Wednesday, August 20, 2008

Analysis & Thorny Issues: Canada's $44-mil in arts cuts

Well, it looks from the news like $44.8-million has been slashed from federal arts funding in the past two weeks, with more arts cuts coming.

I’ve been holding off on a post on this rather massive matter, as I’ve been trying to get a sense of what the response has been across the country since the beginning of the cuts were announced. I also, quite frankly, have my own cynicisms about the arts, and was unsure how to rationalize (beyond the usual "art is important"!) to non-arts lovers why spending on these things is important, how it serves us all. (More on that later on in this post, where I outline some challenges to reversing these cuts.)

So far it seems most of the outcry is from the traditional arts centres (and traditional non-Conservative political sectors) of Toronto and Montreal. There have been a few op-eds decrying the cuts from Edmonton , Ottawa and St. John’s . Vancouver alt-weekly the Straight gave a little coverage to recording industry outcry, but little response as far as I can see from the websites of Vancouver dailies.

The best coverage as far as I can see has been from the French media, like La Presse (who tracked down our erstwhile Heritage minister Josee Verner first). The Globe has also done a good job on tracking the story, and the franco and anglo CBC's okay too. Internationally, there's been little on view except for the post I found at Art Fag City -- a blog written by a Canuck.

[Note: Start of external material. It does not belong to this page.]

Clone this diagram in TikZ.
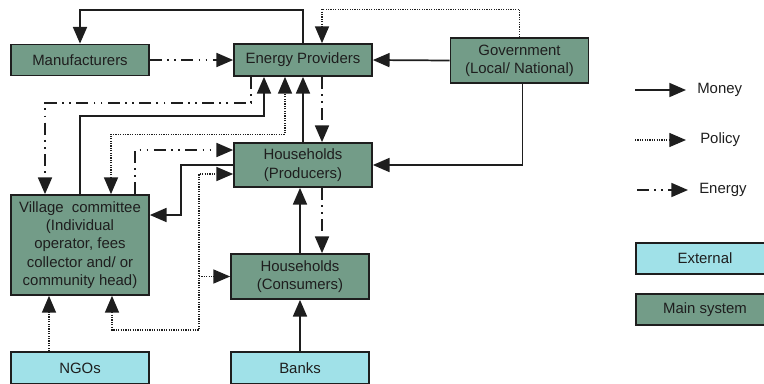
\documentclass[tikz,border=0pt]{standalone}
\usepackage{fontspec}
\setmainfont{Liberation Sans}
\usetikzlibrary{arrows.meta,calc}
\definecolor{mainsys}{HTML}{739C88}
\definecolor{extsys}{HTML}{A0E1E8}
\definecolor{ink}{HTML}{1E1E1E}
\tikzset{
  lbl/.style={font=\fontsize{11.2}{13.75}\selectfont, text=ink},
  box/.style={lbl, draw=ink, line width=1.3pt, rectangle, align=center,
              inner sep=0pt, minimum width=103.5pt},
  mainbox/.style={box, fill=mainsys},
  extbox/.style={box, fill=extsys},
  tip/.tip={Triangle[length=12.5pt,width=10.5pt]},
  flow/.style={draw=ink, line width=1.3pt, -tip},
  money/.style={flow},
  policy/.style={flow, line width=0.9pt, dash pattern=on 0.9pt off 0.9pt},
  energy/.style={flow, dash pattern=on 9pt off 4pt on 1.3pt off 4pt on 1.3pt off 4pt},
  legtext/.style={lbl, anchor=west, inner sep=0pt},
}
\begin{document}
\begin{tikzpicture}[x=0.75pt, y=-0.75pt]
\useasboundingbox (0,0) rectangle (764,383);

% actors
\node[mainbox, minimum height=23.25pt] (mfr) at (80,60) {Manufacturers};
\node[mainbox, minimum height=24pt] (ep) at (303,60) {Energy Providers};
\node[mainbox, minimum height=33.75pt] (gov) at (519.5,60.5) {Government\\(Local/ National)};
\node[mainbox, minimum height=33pt] (hp) at (303,165) {Households\\(Producers)};
\node[mainbox, minimum height=75pt] (vc) at (80,245)
  {Village\ \ committee\\(Individual\\operator, fees\\collector and/ or\\community head)};
\node[mainbox, minimum height=33.75pt] (hc) at (300,276.5) {Households\\(Consumers)};
\node[extbox, minimum height=24pt] (ngo) at (80,368) {NGOs};
\node[extbox, minimum height=24pt] (banks) at (300,368) {Banks};

% legend
\coordinate (lmA) at (635,90);  \coordinate (lmB) at (686,90);
\coordinate (lpA) at (635,140); \coordinate (lpB) at (686,140);
\coordinate (leA) at (637,190); \coordinate (leB) at (688,190);
\node[legtext] (lmT) at (697,90) {Money};
\node[legtext] (lpT) at (700,140) {Policy};
\node[legtext] (leT) at (699,190) {Energy};
\draw[money] (lmA) -- (lmB);
\draw[policy] (lpA) -- (lpB);
\draw[energy] (leA) -- (leB);
\node[extbox, minimum height=23.25pt] (lext) at (705,258.5) {External};
\node[mainbox, minimum height=23.25pt] (lmain) at (705,309.5) {Main system};

% attachment points on box sides
\coordinate (govS) at ($(gov.south)+(3,0)$);
\coordinate (epS1) at ($(ep.south)+(-52,0)$);
\coordinate (epS2) at ($(ep.south)+(-39,0)$);
\coordinate (epS3) at ($(ep.south)+(-18,0)$);
\coordinate (epS4) at ($(ep.south)+(19,0)$);
\coordinate (epN) at ($(ep.north)+(19,0)$);
\coordinate (vcN1) at ($(vc.north)+(-35,0)$);
\coordinate (vcN2) at ($(vc.north)+(31,0)$);
\coordinate (vcN3) at ($(vc.north)+(55,0)$);
\coordinate (vcS) at ($(vc.south)+(32,0)$);
\coordinate (vcE) at ($(vc.east)+(0,-30)$);
\coordinate (hpW1) at ($(hp.west)+(0,-15)$);
\coordinate (hpW2) at ($(hp.west)+(0,9)$);
\coordinate (hpS) at ($(hp.south)+(19,0)$);
\coordinate (ngoN) at ($(ngo.north)+(-31,0)$);
\coordinate (tj) at (199,330);

% money flows
\draw[money] (ep.north) -- ++(0,-33) -| (mfr.north);
\draw[money] (gov.west) -- (ep.east);
\draw[money] (govS) |- (hp.east);
\draw[money] (vc.north) -- ++(0,-78) -| (epS2);
\draw[money] (hp.north) -- (ep.south);
\draw[money] (hp.west) -- ++(-52,0) |- (vcE);
\draw[money] (hc.north) -- (hc.north |- hp.south);
\draw[money] (banks.north) -- (hc.south);

% energy flows
\draw[energy] (mfr.east) -- (ep.west);
\draw[energy] (epS1) -- ++(0,26) -| (vcN1);
\draw[energy] (epS4) -- (epS4 |- hp.north);
\draw[energy] (vcN3) |- (hpW1);
\draw[energy] (hpS) -- (hpS |- hc.north);

% policy flows
\draw[policy] (gov.north) -- ++(0,-28) -| (epN);
\draw[policy, tip-tip] (vcN2) -- ++(0,-60) -| (epS3);
\draw[policy, tip-tip] (vcS) |- (tj) |- (hpW2);
\draw[policy] (tj |- hc.west) -- (hc.west);
\draw[policy] (ngoN) -- (ngoN |- vc.south);
\end{tikzpicture}
\end{document}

Some of the orgs who have publicly criticized the cuts so far include: the Canadian Independent Record Production Association , l’Union des Artistes , Movement pour les arts et les lettres , l’Association nationale des editeurs de livre , Regroupement Quebecois de la Danse, the Bloc Quebecois, the Liberal Party , ACTRA (the national performers’ union), the Directors Guild of Canada, and the Canadian Museums Association.

A town hall-style meeting on these cuts is slated for September 3 at Toronto Free Gallery the Theatre Centre in Toronto.

It’s clear to me that there are many challenges to the arts community in effectively reinstating arts funding. Here are a few:

1) As evidenced by the media coverage of this issue, there is little linkage right now between outcry in the Conservative government strongholds of the West and more rural areas of Canada and the traditional arts/Liberal party/NDP strongholds of Toronto and Montreal. In order to defeat these cuts, it is crucial that linkages be made between cultural communities across Canada regardless of past regional rivalries. We need a statement from the Glenbow Museum. We need a statement from the Art Gallery of Alberta, the Art Gallery of Calgary, and Calgary artist-run centres. We need letters from their board members, from their patrons, from those who collect art, and from those who sell it. We need editorials—or at least letters to the editor-in the Vancouver Sun and the Calgary Herald from these people.

2) Another challenge will be connecting anti-cut endeavours across disciplines. It’s not just visual artists who are affected by these cuts, but the book industry, the magazine industry, dancers, theatre artists, and musicians. These are groups of people who tend to have their own associations and factions in their respective creative communities. They will need to bond together for this one, and get out of their usual circles to create a wide-ranging movement.

3) All artists in every discipline (film, music, literature, art or performance) against these cuts needs to get better at explaining the importance of the arts to those who are not involved in them. This explanation needs to be multipronged, with emphases on economics, educational benefits and community development as well as on aesthetics and the intangibles of art. The explanation also needs to apologize for (or at least recognize) the elitist way in which many arts have been presented to the public in the past. It needs to link the pleasures of big-ticket hits like Juno and Bon Cop Bad Cop and Arcade Fire and Cirque du Soleil to the funding systems that have been cut. (Ellen Page got her start in Canuck-funded TV and film, dontcha know. If it weren’t for that, even given all her talent, she might be barista-ing it up in Halifax like so many talented young people.) This explanation also needs to talk heritage, like the memories that will be lost from generations past—we’re talking historical artefacts, not art--through cuts collections digitization program.

4) Efforts from the arts community will need to put pressure on both the Liberals and the New Democrats, who up to this point have been loath to come together in vocal and concerted opposition to Conservative policies. I understand the Dems don’t want to give any votes to the Libs, but come on, we all have to start somewhere in actually acting like an opposition instead of like warring siblings. This goes for matters on the climate change and job creation fronts—which the Conservatives have handled horribly--as well as on the cultural ones.

These are my thoughts on the matter so far. I look forward to hearing what others might think, especially on how to rationalize arts funding to the unconvinced.